Dans ces conditions, l’éventualité qu’un effondrement se produise à plus ou moins long terme ne peut être écarté, et que tout ou partie de la population des quartiers concernés soit à évacuer, et que leurs biens immobiliers soient fortement dégradés.

C’est dans ce contexte que j’ai demandé à la société CSME de me remettre une étude permettant d’apprécier les possibilités techniques et le coût lié à un remblaiement total ou partiel des anciens quartiers de la mine afin de supprimer le risque d’ennoyage. Les résultats de cette étude sont attendus au cours du dernier trimestre de cette année.

Vous l’aurez donc constaté, Monsieur le Conseiller départemental, les services de l’Etat sont pleinement mobilisés sur ce dossier prioritaire afin d’aboutir à une prise de décision qui ne pourra cependant intervenir qu’à la fin de l’année 2016, voire au début de l’année 2017 au regard de la date de remise de la dernière phase de l’étude du CSTB.

Je dois en effet disposer de l’ensemble des éléments d’informations me permettant d’étudier toutes les options possibles pour permettre à la commune d’assurer son développement tout en garantissant la sécurité des biens et des personnes.

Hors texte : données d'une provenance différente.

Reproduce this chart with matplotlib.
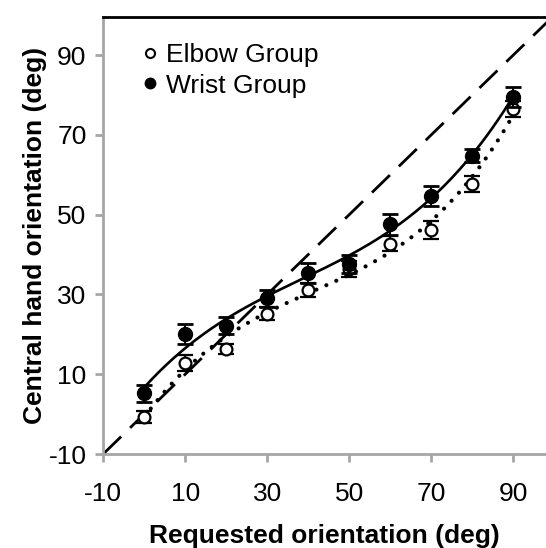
import numpy as np
import matplotlib
matplotlib.use("Agg")
import matplotlib.pyplot as plt

plt.rcParams['font.family'] = ['Liberation Sans', 'DejaVu Sans']
plt.rcParams['axes.unicode_minus'] = False

requested = np.array([0, 10, 20, 30, 40, 50, 60, 70, 80, 90])

# wrist group (filled)
wrist = np.array([5.2, 20.0, 22.2, 29.0, 35.5, 37.6, 47.6, 54.6, 64.8, 79.5])
wrist_err = np.array([2.1, 2.5, 2.2, 2.2, 2.5, 2.2, 2.6, 2.5, 1.7, 2.5])

# elbow group (open)
elbow = np.array([-0.7, 12.7, 16.4, 25.2, 31.1, 36.4, 42.7, 46.1, 57.7, 76.5])
elbow_err = np.array([1.4, 2.0, 1.3, 1.7, 1.8, 2.0, 1.9, 2.3, 1.9, 2.1])

x_ticks = [-10, 10, 30, 50, 70, 90]
y_ticks = [-10, 10, 30, 50, 70, 90]

fig = plt.figure(figsize=(5.46, 5.48), dpi=100)
ax = fig.add_axes([0.189, 0.1715, 0.811, 0.797])

grey = '#a6a6a6'

# identity line
ax.plot([-10, 100], [-10, 100], color='black', lw=2.0, dashes=(9, 4.5), zorder=1)

# cubic trend lines (same as the spreadsheet polynomial trendline)
xs = np.linspace(0, 90, 200)
pw = np.polyfit(requested, wrist, 3)
pe = np.polyfit(requested, elbow, 3)
ax.plot(xs, np.polyval(pw, xs), color='black', lw=1.9, zorder=2)
ax.plot(xs, np.polyval(pe, xs), color='black', lw=3.0,
        linestyle=(0, (0.01, 2.6)), dash_capstyle='round', zorder=2)

ax.errorbar(requested, elbow, yerr=elbow_err, fmt='o', color='black',
            mfc='white', mec='black', mew=1.6, ms=8.5, capsize=6,
            elinewidth=1.5, capthick=2.0, zorder=3)
ax.errorbar(requested, wrist, yerr=wrist_err, fmt='o', color='black',
            ms=10, capsize=6, elinewidth=1.5, capthick=2.0, zorder=4)

# legend
h1, = ax.plot([], [], 'o', mfc='white', mec='black', mew=1.5, ms=6.5)
h2, = ax.plot([], [], 'o', color='black', ms=7.5)
ax.legend([h1, h2], ['Elbow Group', 'Wrist Group'], loc='upper left',
          bbox_to_anchor=(0.065, 0.965), frameon=False, fontsize=19,
          handlelength=0.6, handletextpad=0.3, labelspacing=0.25,
          borderaxespad=0)

ax.set_xlim(-10, 98)
ax.set_ylim(-10, 99.5)
ax.set_xticks(x_ticks)
ax.set_yticks(y_ticks)
ax.tick_params(axis='both', labelsize=19, colors=grey, labelcolor='black',
               length=6, width=2, direction='out')
ax.tick_params(axis='x', pad=14)
ax.tick_params(axis='y', pad=6)

ax.spines['right'].set_visible(False)
ax.spines['left'].set_color(grey)
ax.spines['bottom'].set_color(grey)
ax.spines['left'].set_linewidth(2)
ax.spines['bottom'].set_linewidth(2)
ax.spines['top'].set_color('black')
ax.spines['top'].set_linewidth(2)

ax.set_xlabel('Requested orientation (deg)', fontsize=19, fontweight='bold',
              labelpad=13)
ax.set_ylabel('Central hand orientation (deg)', fontsize=19,
              fontweight='bold', labelpad=1)

fig.savefig('out.png', dpi=100)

Dans l’immédiat, et concernant l’élaboration du plan local d’urbanisme, mes services veilleront à accompagner la collectivité afin d’aboutir à un projet communal de développement équilibré, tenant compte des nombreuses contraintes, en étudiant toutes les possibilités de développement.

Je vous indique enfin que les élus concernés sont régulièrement informés de l’état d’avancement de ce dossier à travers l’organisation de réunions régulières, dont la dernière s’est tenue à la préfecture le 11 aout dernier, ainsi que dans le cadre de la réunion annuelle du comité interdépartemental d’information et de concertation sur les risques miniers dans le bassin salifère lorrain, dit « comité sel », dont la prochaine réunion est fixée le 4 février 2016, et dont le président du conseil départemental est membre de droit.

GEODERTS : Groupement d’Intérêt Public (GIP) constitué entre le BRGM et l’INERIS qui apporte à l’Etat assistance et expertise en matière d’après-mine.